With the Trump Administration planning significant changes to the Environmental Protection Agency (EPA) and signalling that it could cut the EPA’s budget by up to 25 percent, one has to wonder who will be there to protect Americans. Fortunately, the recent launching of a new initiative that has sprung up out of nowhere gives us a sense of how future consumer protection could evolve, particularly when it comes to the chemicals that we find in the environment today.
Here’s the announcement of the formation of the Campaign for Accuracy in Public Health Research (CAPHR), a rather warm and friendly-sounding name for a new initiative:
After all, in this age of fake news, who doesn’t want more accuracy in everything!
Here’s a screen capture from CAPHR’s new website:
“By denying scientific principles, one may maintain any paradox.”
One of the axes that CAPHR has to grind is its distain for the International Agency for Research on Cancer (IARC), a group that was established in 1965 as an affiliate of the World Health Organization. The IARC’s mission is as follows:
“The objective of the IARC is to promote international collaboration in cancer research. The Agency is inter-disciplinary, bringing together skills in epidemiology, laboratory sciences and biostatistics to identify the causes of cancer so that preventive measures may be adopted and the burden of disease and associated suffering reduced. A significant feature of the IARC is its expertise in coordinating research across countries and organizations; its independent role as an international organization facilitates this activity. The Agency has a particular interest in conducting research in low and middle-income countries through partnerships and collaborations with researchers in these regions.

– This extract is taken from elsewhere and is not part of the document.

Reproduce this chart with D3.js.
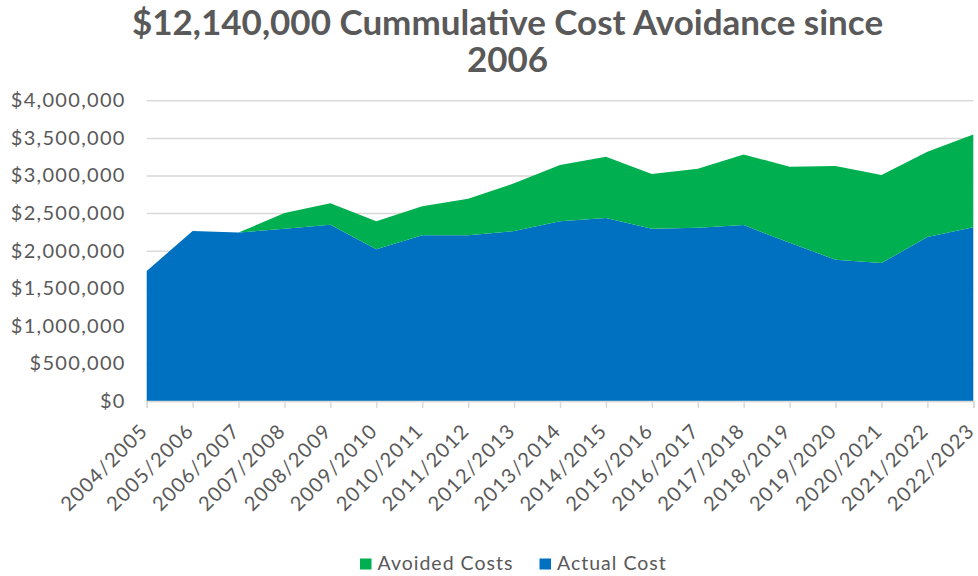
<!DOCTYPE html>
<html>
<head>
<meta charset="utf-8">
<script src="https://cdn.jsdelivr.net/npm/d3@7"></script>
<style>
  body { margin: 0; background: #fff; }
  text { font-family: Lato, "Noto Sans", sans-serif; fill: #595959; }
</style>
</head>
<body>
<div id="chart"></div>
<script>
// data
const years = ["2004/2005", "2005/2006", "2006/2007", "2007/2008", "2008/2009", "2009/2010",
  "2010/2011", "2011/2012", "2012/2013", "2013/2014", "2014/2015", "2015/2016", "2016/2017",
  "2017/2018", "2018/2019", "2019/2020", "2020/2021", "2021/2022", "2022/2023"]
const actualCost = [1730000, 2260000, 2240000, 2290000, 2345000, 2020000, 2205000, 2205000,
  2260000, 2390000, 2435000, 2290000, 2305000, 2340000, 2105000, 1880000, 1835000, 2180000, 2310000]
const avoidedCosts = [0, 0, 0, 210000, 285000, 370000, 385000, 485000, 635000, 750000, 815000,
  730000, 785000, 940000, 1010000, 1245000, 1170000, 1135000, 1235000]
const yTicks = [0, 500000, 1000000, 1500000, 2000000, 2500000, 3000000, 3500000, 4000000]
const titleLines = ["$12,140,000 Cummulative Cost Avoidance since", "2006"]
const keys = ["Actual Cost", "Avoided Costs"]
const legendKeys = ["Avoided Costs", "Actual Cost"]

const width = 978, height = 576
const margin = { top: 100.3, right: 4.7, bottom: 175, left: 146.7 }

const rows = years.map((y, i) => ({ year: y, "Actual Cost": actualCost[i], "Avoided Costs": avoidedCosts[i] }))

const colorScale = d3.scaleOrdinal().domain(keys).range(["#0070C0", "#00B050"])

const xScale = d3.scalePoint()
  .domain(years)
  .range([margin.left, width - margin.right])

const yScale = d3.scaleLinear()
  .domain([0, 4000000])
  .range([height - margin.bottom, margin.top])

const svg = d3.select("#chart")
  .append("svg")
  .attr("width", width)
  .attr("height", height)

// title, one text per line
svg.selectAll(".title")
  .data(titleLines)
  .enter().append("text")
  .attr("class", "title")
  .attr("x", 507.5)
  .attr("y", (d, i) => 34.5 + i * 37.5)
  .attr("text-anchor", "middle")
  .attr("font-size", "35px")
  .attr("font-weight", "bold")
  .text(d => d)

// gridlines + y labels
const yAxis = d3.axisLeft(yScale)
  .tickValues(yTicks)
  .tickSize(-(width - margin.left - margin.right))
  .tickPadding(21)
  .tickFormat(d => "$" + d3.format(",")(d))

svg.append("g")
  .attr("transform", `translate(${margin.left},0)`)
  .call(yAxis)
  .call(g => g.select(".domain").remove())
  .call(g => g.selectAll("line").attr("stroke", "#d9d9d9").attr("stroke-width", 1.5))
  .call(g => g.selectAll("text")
    .attr("font-size", "20px")
    .attr("letter-spacing", "1.3px")
    .attr("fill", "#595959")
    .attr("font-family", "Lato"))

// stacked areas
const stackedData = d3.stack().keys(keys)(rows)

const area = d3.area()
  .x(d => xScale(d.data.year))
  .y0(d => yScale(d[0]))
  .y1(d => yScale(d[1]))

svg.append("g")
  .selectAll("path")
  .data(stackedData)
  .enter().append("path")
  .attr("fill", d => colorScale(d.key))
  .attr("d", area)

// x axis
const xAxis = d3.axisBottom(xScale).tickSize(7).tickPadding(6)

svg.append("g")
  .attr("transform", `translate(0,${height - margin.bottom})`)
  .call(xAxis)
  .call(g => g.select(".domain").attr("stroke", "#d9d9d9").attr("stroke-width", 1.5))
  .call(g => g.selectAll("line").attr("stroke", "#d9d9d9").attr("stroke-width", 1.5))
  .call(g => g.selectAll("text")
    .attr("font-size", "20px")
    .attr("letter-spacing", "1.3px")
    .attr("fill", "#595959")
    .attr("font-family", "Lato")
    .attr("text-anchor", "end")
    .attr("x", 0)
    .attr("y", 0)
    .attr("dy", 0)
    .attr("transform", "translate(2,31) rotate(-45)"))

// legend
const legend = svg.append("g")
  .selectAll("g")
  .data(legendKeys)
  .enter().append("g")
  .attr("transform", (d, i) => `translate(${i === 0 ? 360 : 539.5},558.5)`)

legend.append("rect")
  .attr("width", 11.5)
  .attr("height", 11)
  .attr("fill", d => colorScale(d))

legend.append("text")
  .attr("x", 17.5)
  .attr("y", 11)
  .attr("font-size", "19.5px")
  .attr("letter-spacing", "1px")
  .text(d => d)
</script>
</body>
</html>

Emphasis is placed on elucidating the role of environmental and lifestyle risk factors and studying their interplay with genetic background in population-based studies and appropriate experimental models. This emphasis reflects the understanding that most cancers are, directly or indirectly, linked to environmental factors and thus are preventable. The IARC Monographs Programme is a core element of the Agency’s portfolio of activities, with international expert working groups evaluating the evidence of the carcinogenicity of specific exposures. The Agency is also committed to studying approaches for the early detection of cancer and in evaluating prevention strategies.”
The IARC publishes a series of IARC Monographs which identify factors that can increase the risk of human cancer including chemicals, complex mixtures, occupational exposures, physical agents, biological agent and lifestyle factors. Since 1971, IARC has evaluated 988 agents of which more than 400 have been deemed carcinogenic, probably carcinogenic and possibly carcinogenic to humans. Here is a link to the latest volume of IARC Monographs and a sample showing part of the monograph for glyphosate, the active ingredient in Monsanto’s Roundup product line and other herbicides:
In addition to the chemical properties of glyphosate, the IARC Monograph includes a very thorough review of research that has been done on glyphosate and its link to various cancers in humans and small mammals and amphibians as shown on these sample pages:
To summarize, in this case, the IARC considers glyphosate to be “probably carcinogenic”.
What does CAPPR have to say about the IARC Monographs in light of its mission for accuracy in public health research? It claims that the IARC relies only on studies that are in the public domain and ignores proprietary research done by other groups. According to CAPHR, only one out of 998 agents that have been assessed since 1971 have been determined to “probably not” cause cancer in humans while all of the rest were identified as possible, probable or certain carcinogens as shown here:
BP Lubricants USA, Inc.
Chevron Phillips Chemical Company LP
Eli Lilly and Company
ExxonMobil Chemicals USA, Inc.
March & Co., Inc.
NOVA Chemicals Corporation
Proctor & Gamble, Chemicals Division
Shell Chemical LP
It reads like a “who’s who” of America’s chemical industry, doesn’t it?
So, if you are looking for “accuracy in public health research” when it comes to the chemicals in your life, you now have a new source of information including this conclusion about the aforementioned glyphosate:
“Glyphosate is less toxic than either caffeine or table salt. Over the last 40 years, the herbicide has been rigorously tested and studied by regulatory agencies worldwide that have found it poses no risk to human health when used as directed.” (my bold)
I offer my thanks to the American chemical business for their unbiased opinion that one of their products is less toxic that two substances that most people consume on a regular basis. I think I’ll go have a sip of Roundup.